Most people that know me well understand that i'm in love with music. I don't always play it as much as i would like to, but even when i'm not playing or listening to it you can be assured that there is some kind of song in my head. There are a few songs that i'm really crushing on right now, so i thought i'd share them. Enjoy.
Tuesday, May 26, 2009
I just finished packing up my car...something my tetris skills came in handy for. Wow my room looks EMPTY. I have to say it feels a little weird, just like it always does before i leave a place of abode for another. I generally have a hard time sleeping on nights before a departure so i'm hoping that this night will be an exception. Atleast the Anderson's are gone...i get to skip that round of goodbyes. But i'm now more sure than ever that its time for me to move on, time for me to go to another place where i can experience growth, where i can hopefully make a difference in my small part of the world. Change is hard for me, but at the same time i adapt quickly. I feel a bit like a yo-yo this last year or so...especially because i know i'm only in winston for the summer and don't know where i'll end up after that. I feel like i have an idea but i'll keep that to myself for now. I've been so lucky to live in a place so beautiful with an incredible family that i've grown to love so much. Goodbye Maryland, i will miss you. I'll be sure to come back and visit.
posted at 9:56 PM
Thursday, May 21, 2009
In the famous words of the band 311: "I'm all mixed up, I don't know what to do". I hear ya man. Seriously, my mind is playing judo tricks on me and i'm here, there and everywhere. Hope you all don't mind if i ramble a bit. Today I went to this lovely place:
And i'm pretty sure i got an answer to prayer. But that decision is really hard for me to accept and i'm experiencing a high level of anguish over it. I guess its because i feel like i should be excited about it and just feel at peace and be ready to go. The truth is, I'm not. Maybe i'm still a little shell shocked at how this just played out. Maybe i'm in mourning because I've grown emotionally attached to the Andersons. Maybe i'm scared to go back to winston because it makes me feel like a failure...like i'm running back home because its comfortable, even though thats not really true (although i keep trying to do a mental check to make sure thats not what i'm doing and i'm skeptical).

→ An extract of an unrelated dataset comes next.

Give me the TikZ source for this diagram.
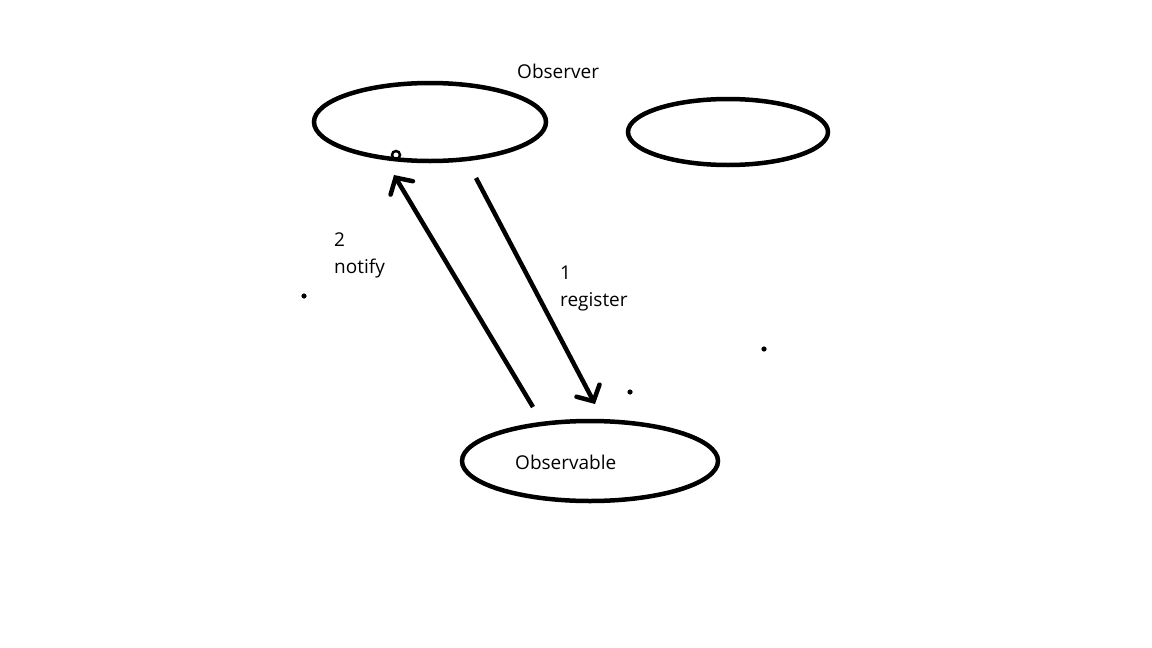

And maybe I'm scared to go back because I don't feel like its permanent and I have no idea where to go from there. There's way to many unknowns for comfort. And I don't, I repeat DON'T want to get comfortable in winston and end up staying there. And i'm scared i'll get back into my same ole rut and set up camp. I guess i feel wrong for struggling so much over this. Should it be this big a deal? Or am I making it so much harder than it should be? I just want my mind to be quiet so I can truly listen. The problem is, I just don't trust myself. I always worry i'm making the wrong decision because i'm afraid of the outcome if i accidentally do. But if i'm trying to make the right one and i'm pouring my heart and soul into it, then i can trust that i'm making the right one...right? Advice or thoughts please. And in the words of Wanda Sykes "I am sick sick sick...and I am tired. I am sick and tired." Me too wanda, me too. This drama is wearing me out.
posted at 10:34 PM
Wednesday, May 20, 2009
This is my friend Jill. Isn't she cute? I used to know her really well. She has white blonde hair, often pulled up in pigtails (sorry, i couldn't locate a pigtail picture) and rosy red cheeks ripe for the pinching. Sometimes I catch a glimpse of her, just a turn around the corner ahead of me...you know, when you can see the back of someone for just a second before they make that next turn? Every once in a while she comes to hang out with me, sometimes staying a week or even longer if I'm lucky enough. Most often, however, our encounters are short colorful bursts of brilliance and freedom...when i feel grounded and safe and that all is right with my world. Please Jilly, come back and play. We can hold hands and skip rope....
posted at 7:37 PM
Tuesday, May 19, 2009
We all know (all to well i'm sure) that life never really goes as planned. This seems especially true for me. constantly. I like to look at it as batting practice to get me ready for the next big game. Because i've learned that once one trial is seemingly in the clear another is right around the corner to smack me upside my head when i'm not looking. dang it. While i know there are lessons to be learned and a grateful attitude to be had, some days i feel like all i'm left with is black eyes and bruises. Are you with me? I'm sure i'm not alone in this feeling. I know things could be SO much worse for me, but my heart doesn't seem to share that same sentiment. I'm ready to run away to that island i keep dreaming about. I sure would like some company...any takers?